In the period of his life during which he was still communicative, Bills’ artwork was consistently geometric, featuring paintings based on landscapes derived from and inspired by the contour patterns found in wood grain. Primarily focused on colors, these striking works were abstract masterpieces which revealed little of the artist’s mind, or created any specific world views which might give us insights into man’s psychic or spiritual life.

As he withdrew, however, and entered a world which was increasingly inner and unable to communicate with the outer world through language, Bill’s paintings began to change. They evolved into deeply spiritual investigations of the human experience, replete with lines of psychic force, generative imagery, and piercing questions about the nature of human relationship. Clearly, the loosening grip of the verbal and external mind on his inner world caused him to embark on a process of transformational discovery that changed his paintings; changed, in fact, not just the form of his paintings, but the very soul of his paintings.

Just what was at work here?

I think what we are facing is a record of the original mind. I use this term in loose reference to the Zen master’s concept of an original mind, the mind we have before we are born. There is a noumenal mind, a mind in and of itself, that relates to what Meister Eckhart calls the mind of God; and this mind can of necessity bear little relationship to the phenomenal mind we inhabit during the course of a lifetime. This original mind is the mind into which the phenomenal mind returns as the soul releases its grip on the body. It is during this period that mind returns to mind; and in doing so, it forgets everything that mind ever was in this world. 

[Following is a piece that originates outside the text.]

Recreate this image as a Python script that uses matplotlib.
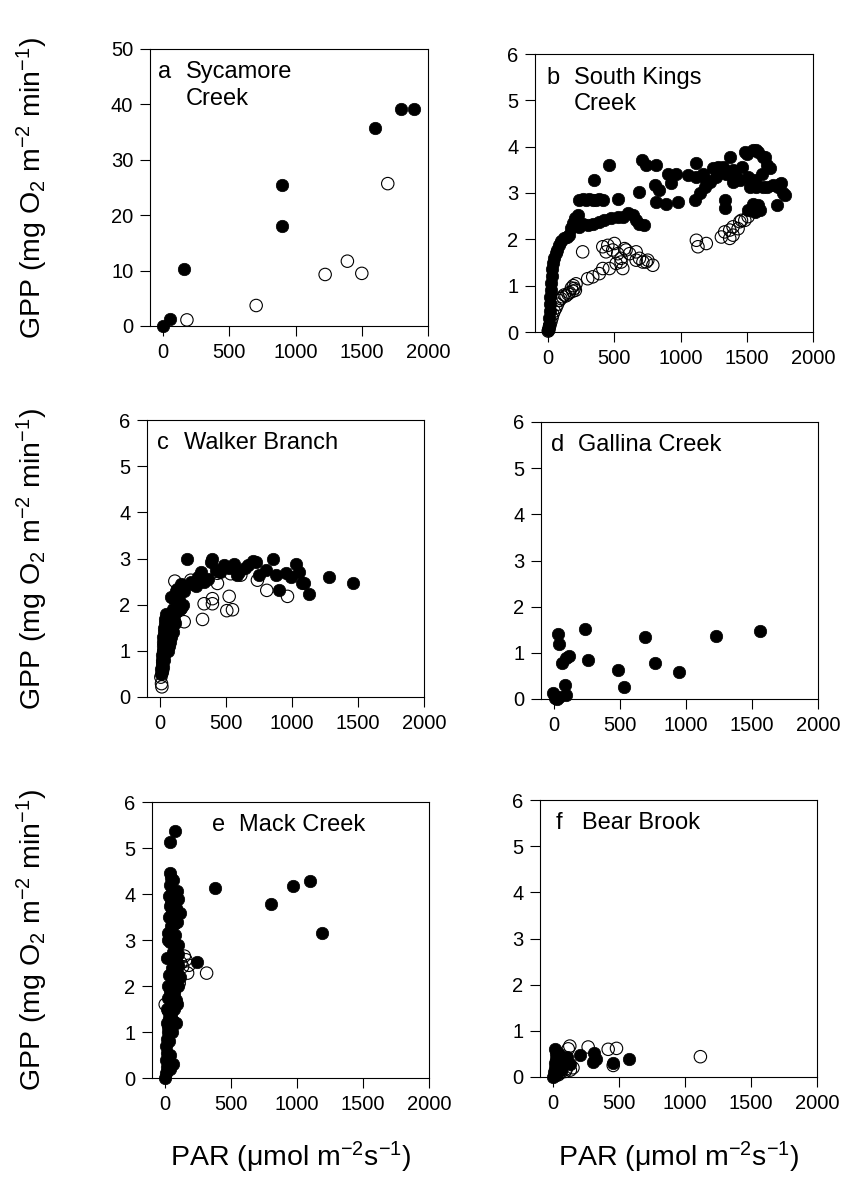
import matplotlib
matplotlib.use('Agg')
import matplotlib.pyplot as plt

plt.rcParams['font.family'] = ['Liberation Sans', 'DejaVu Sans']
plt.rcParams['mathtext.fontset'] = 'custom'
plt.rcParams['mathtext.rm'] = 'Liberation Sans'
plt.rcParams['mathtext.it'] = 'Liberation Sans:italic'
plt.rcParams['mathtext.default'] = 'regular'

# a  Sycamore Creek
syc_fill_par = [0, 48, 158, 898, 898, 1598, 1794, 1897]
syc_fill_gpp = [0.0, 1.2, 10.2, 25.5, 18.1, 35.8, 39.1, 39.1]
syc_open_par = [179, 702, 1223, 1391, 1500, 1696]
syc_open_gpp = [1.1, 3.7, 9.3, 11.7, 9.5, 25.7]

# b  South Kings Creek
skc_fill_par = [0, 5, 8, 10, 13, 15, 18, 20, 25, 30, 38, 45, 55, 65, 80, 100, 120, 140,
                160, 175, 185, 200, 210, 222,
                235, 260, 285, 310, 336, 360, 385, 412, 348, 462, 525,
                235, 260, 298, 336, 386, 424, 475, 525, 563, 601, 639, 664, 689, 720,
                689, 710, 740, 816, 803, 836, 816, 891, 904, 929, 967, 980, 1055, 1119,
                1106, 1169, 1182, 1144, 1220, 1245, 1283, 1321, 1346, 1333, 1333, 1371,
                1396, 1422, 1447, 1485, 1548, 1586, 1624, 1649, 1674, 1611, 1560, 1573,
                1649, 1699, 1737, 1762, 1788, 1725, 1510, 1523, 1548, 1586, 1510, 1560,
                1598, 1460, 1396, 1270, 1194, 1119, 1498, 1573, 1636, 1750, 1775, 1623]
skc_fill_gpp = [0.05, 0.15, 0.3, 0.45, 0.6, 0.75, 0.9, 1.05, 1.2, 1.35, 1.5, 1.6, 1.7, 1.78,
                1.88, 1.97, 2.02, 2.05, 2.1, 2.25, 2.35, 2.45, 2.38, 2.52,
                2.85, 2.86, 2.84, 2.86, 2.85, 2.84, 2.86, 2.85, 3.28, 3.60, 2.88,
                2.27, 2.34, 2.31, 2.34, 2.38, 2.41, 2.45, 2.49, 2.49, 2.56, 2.52, 2.41,
                2.34, 2.31,
                3.03, 3.71, 3.60, 3.60, 3.17, 3.06, 2.81, 2.77, 3.42, 3.21, 3.42, 2.81,
                3.39, 3.64, 2.85, 3.42, 3.13, 2.99, 3.24, 3.53, 3.57, 3.57, 3.42, 2.85,
                2.67, 3.78, 3.24, 3.35, 3.28, 3.89, 3.93, 3.89, 3.78, 3.60, 3.53, 3.42,
                3.28, 3.13, 3.13, 3.17, 3.13, 3.21, 2.95, 2.74, 3.35, 3.13, 2.77, 2.74,
                2.63, 2.59, 2.63, 3.57, 3.49, 3.35, 3.28, 3.35, 3.85, 3.92, 3.78, 3.20,
                2.99, 3.13]
skc_open_par = [0, 5, 8, 13, 20, 28, 35, 45, 58, 70, 83, 96, 109, 121, 134, 150, 160, 175,
                190, 205, 185, 298, 336, 386, 412, 462, 513, 563, 550, 487, 437, 412, 450,
                500, 525, 576, 588, 550, 614, 664, 664, 689, 715, 740, 752, 790, 260, 210,
                197, 1119, 1131, 1194, 1308, 1333, 1371, 1396, 1434, 1447, 1485, 1396,
                1371, 1510, 1460]
skc_open_gpp = [0.02, 0.05, 0.1, 0.15, 0.22, 0.3, 0.38, 0.45, 0.52, 0.6, 0.68, 0.72, 0.76,
                0.8, 0.78, 0.82, 0.85, 0.95, 1.0, 0.9, 0.88, 1.15, 1.19, 1.26, 1.37, 1.37,
                1.48, 1.37, 1.59, 1.77, 1.73, 1.84, 1.87, 1.91, 1.69, 1.80, 1.77, 1.51,
                1.69, 1.73, 1.55, 1.59, 1.51, 1.51, 1.55, 1.44, 1.73, 1.04, 0.94, 1.98,
                1.84, 1.91, 2.05, 2.16, 2.20, 2.27, 2.23, 2.38, 2.41, 2.09, 2.02, 2.49,
                2.41]

# c  Walker Branch
wb_fill_par = [5, 8, 10, 12, 15, 18, 20, 22, 25, 28, 30, 35, 40, 45, 50, 60, 70, 80, 90,
               100, 110, 120, 130, 81, 126, 157, 106, 100, 120, 140, 160, 180, 200, 232,
               250, 270, 290, 310, 330, 359, 384, 396, 485, 561, 586, 662, 725, 750, 853,
               876, 902, 952, 990, 1028, 1053, 1078, 1091, 1129, 1280, 1462, 420, 450,
               520, 600, 640, 700, 800,
               10, 20, 30, 40, 50, 60, 70, 55, 35, 45, 25, 15, 80, 90, 65, 75, 100, 85,
               140, 170, 150]
wb_fill_gpp = [0.5, 0.6, 0.7, 0.8, 0.9, 1.0, 1.1, 1.2, 1.3, 1.4, 1.5, 1.6, 1.7, 1.8, 1.2,
               1.0, 1.1, 1.3, 1.5, 1.4, 1.6, 1.85, 1.95, 2.17, 2.35, 1.92, 1.66, 2.15,
               2.3, 2.35, 2.45, 2.3, 2.98, 2.5, 2.45, 2.4, 2.6, 2.7, 2.5, 2.55, 2.93, 3.0,
               2.86, 2.89, 2.64, 2.86, 2.93, 2.64, 3.0, 2.64, 2.31, 2.68, 2.60, 2.89,
               2.71, 2.46, 2.47, 2.24, 2.59, 2.47, 2.75, 2.7, 2.8, 2.7, 2.8, 2.95, 2.75,
               0.55, 0.65, 0.8, 0.95, 1.05, 1.3, 1.45, 1.6, 1.25, 1.45, 1.0, 0.75, 1.7,
               1.8, 1.75, 1.2, 1.9, 1.55, 2.1, 2.0, 1.9]
wb_open_par = [13, 10, 5, 18, 30, 43, 56, 111, 182, 321, 333, 396, 396, 523, 505, 548, 808,
               965, 535, 737, 611, 434, 232, 434]
wb_open_gpp = [0.22, 0.29, 0.43, 0.58, 0.94, 1.37, 1.66, 2.51, 1.63, 1.68, 2.02, 2.02,
               2.13, 2.18, 1.87, 1.89, 2.31, 2.18, 2.67, 2.53, 2.64, 2.46, 2.53, 2.68]

# d  Gallina Creek
gc_fill_par = [30, 38, 56, 93, 114, 81, 86, -8, 5, 20, 40, 232, 258, 480, 528, 689, 763,
               947, 1225, 1558]
gc_fill_gpp = [1.41, 1.20, 0.78, 0.89, 0.94, 0.31, 0.09, 0.13, 0.02, 0.0, 0.05, 1.52, 0.85,
               0.63, 0.27, 1.35, 0.79, 0.58, 1.37, 1.48]

# e  Mack Creek
mc_fill_par = [0, 5, 10, 8, 12, 5, 15, 20, 25, 10, 30, 20, 40, 55, 25, 35, 45, 75, 60, 30,
               50, 70, 40, 60, 80, 35, 55, 25, 45, 70, 30, 55, 111, 40, 65, 30, 55, 86, 40,
               45, 40, 35, 76, 90, 95, 100, 380, 802, 972, 1101, 1190, 238,
               60, 40, 30, 50, 60, 45, 70, 85, 65, 90, 80, 95, 75, 90, 80, 95, 70, 60,
               20, 15, 20, 15, 100, 110, 85, 40, 25, 60, 45, 65]
mc_fill_gpp = [0.0, 0.1, 0.25, 0.4, 0.55, 0.7, 0.85, 1.0, 1.1, 1.2, 1.3, 1.45, 1.55, 1.6,
               1.75, 1.9, 2.0, 1.95, 2.1, 2.25, 2.4, 2.5, 2.6, 2.75, 2.85, 2.95, 3.05,
               3.15, 3.3, 3.35, 3.5, 3.6, 3.58, 3.75, 3.85, 3.95, 4.05, 4.07, 4.2, 4.35,
               4.45, 5.12, 5.37, 1.6, 2.0, 2.7, 4.12, 3.78, 4.17, 4.28, 3.16, 2.52,
               0.3, 0.5, 0.8, 1.0, 1.25, 1.4, 1.5, 1.7, 1.85, 2.3, 2.6, 2.9, 3.1, 3.4,
               3.7, 3.9, 4.0, 4.3, 3.0, 2.6, 2.0, 1.5, 2.45, 2.2, 1.2, 0.2, 0.45, 2.95,
               3.8, 3.45]
mc_open_par = [157, 170, 314, 132, 106, 180, 145, 120, 0, 90]
mc_open_gpp = [2.57, 2.28, 2.28, 2.42, 2.06, 2.45, 2.65, 2.5, 1.6, 2.2]

# f  Bear Brook
bb_fill_par = [0, 5, 10, 15, 20, 25, 30, 10, 35, 40, 50, 60, 20, 45, 30, 70, 80, 202, 311,
               328, 303, 455, 573, 126, 101]
bb_fill_gpp = [0.0, 0.1, 0.2, 0.3, 0.4, 0.5, 0.55, 0.6, 0.45, 0.35, 0.25, 0.15, 0.05, 0.5,
               0.3, 0.4, 0.3, 0.47, 0.51, 0.40, 0.32, 0.30, 0.39, 0.29, 0.43]
bb_open_par = [126, 114, 265, 417, 480, 455, 1116, 101, 130, 90, 150, 60, 40]
bb_open_gpp = [0.67, 0.61, 0.65, 0.60, 0.62, 0.25, 0.44, 0.18, 0.15, 0.12, 0.2, 0.1, 0.05]

panels = [
    ('a', 'Sycamore\nCreek', syc_fill_par, syc_fill_gpp, syc_open_par, syc_open_gpp, 50, 10),
    ('b', 'South Kings\nCreek', skc_fill_par, skc_fill_gpp, skc_open_par, skc_open_gpp, 6, 1),
    ('c', 'Walker Branch', wb_fill_par, wb_fill_gpp, wb_open_par, wb_open_gpp, 6, 1),
    ('d', 'Gallina Creek', gc_fill_par, gc_fill_gpp, [], [], 6, 1),
    ('e', 'Mack Creek', mc_fill_par, mc_fill_gpp, mc_open_par, mc_open_gpp, 6, 1),
    ('f', 'Bear Brook', bb_fill_par, bb_fill_gpp, bb_open_par, bb_open_gpp, 6, 1),
]

# axes boxes in pixels: left, top, right, bottom
W, H = 843, 1178
boxes = [(150, 49, 428, 326), (535, 54, 813, 332),
         (147, 420, 424, 697), (541, 422, 818, 699),
         (152, 802, 429, 1078), (540, 800, 817, 1077)]
# where the panel letter sits (axes fraction); Mack Creek label is pushed right
letter_x = [0.03, 0.042, 0.035, 0.035, 0.215, 0.055]

fig = plt.figure(figsize=(W / 100, H / 100), dpi=100)

for (letter, name, fx, fy, ox, oy, ymax, ystep), (l, t, r, b), lx in zip(panels, boxes, letter_x):
    ax = fig.add_axes([l / W, (H - b) / H, (r - l) / W, (b - t) / H])
    if len(ox):
        ax.scatter(ox, oy, s=80, facecolors='none', edgecolors='black',
                   linewidths=0.8, clip_on=False, zorder=2)
    ax.scatter(fx, fy, s=80, c='black', edgecolors='black', linewidths=0.5,
               clip_on=False, zorder=3)
    ax.set_xlim(-100, 2000)
    ax.set_ylim(0, ymax)
    ax.set_xticks(range(0, 2001, 500))
    ax.set_yticks(range(0, ymax + 1, ystep))
    ax.tick_params(direction='out', length=7, width=0.8, labelsize=14.5, pad=5)
    for sp in ax.spines.values():
        sp.set_linewidth(0.8)
    ax.text(lx, 0.955, letter, transform=ax.transAxes, fontsize=17, va='top')
    ax.text(lx + 0.098, 0.955, name, transform=ax.transAxes, fontsize=17, va='top',
            linespacing=1.25)

ylab = 'GPP (mg O$_2$ m$^{-2}$ min$^{-1}$)'
for t, b in [(49, 326), (420, 697), (802, 1078)]:
    fig.text(32 / W, 1 - (t + b) / 2 / H, ylab, rotation=90, fontsize=20.5,
             ha='center', va='center')

xlab = 'PAR ($\\mu$mol m$^{-2}$s$^{-1}$)'
for l, r in [(152, 429), (540, 817)]:
    fig.text((l + r) / 2 / W, 1 - 1157 / H, xlab, fontsize=20.5, ha='center', va='center')

fig.savefig('out.png', dpi=100)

As I watch my father slowly decay into this otherness, which distresses us and we cannot access… it occurs to me that the distress is all our own, and belongs to this world only. My father (like Bill) seems entirely at peace with what is becoming of him; and perhaps this is because his mind is drawing inward towards that intimate contact with God, which we all so crave, but have so little understanding of. 

Of course that mind, and contact with it, must be quite unfamiliar to us; and so how do we know we are not seeing it, active, in this process? In short, we do not; and so maybe there is something far more subtle going on in the world of what we call “dementia” than we can fathom, from the world where we break things into pieces in order to understand them.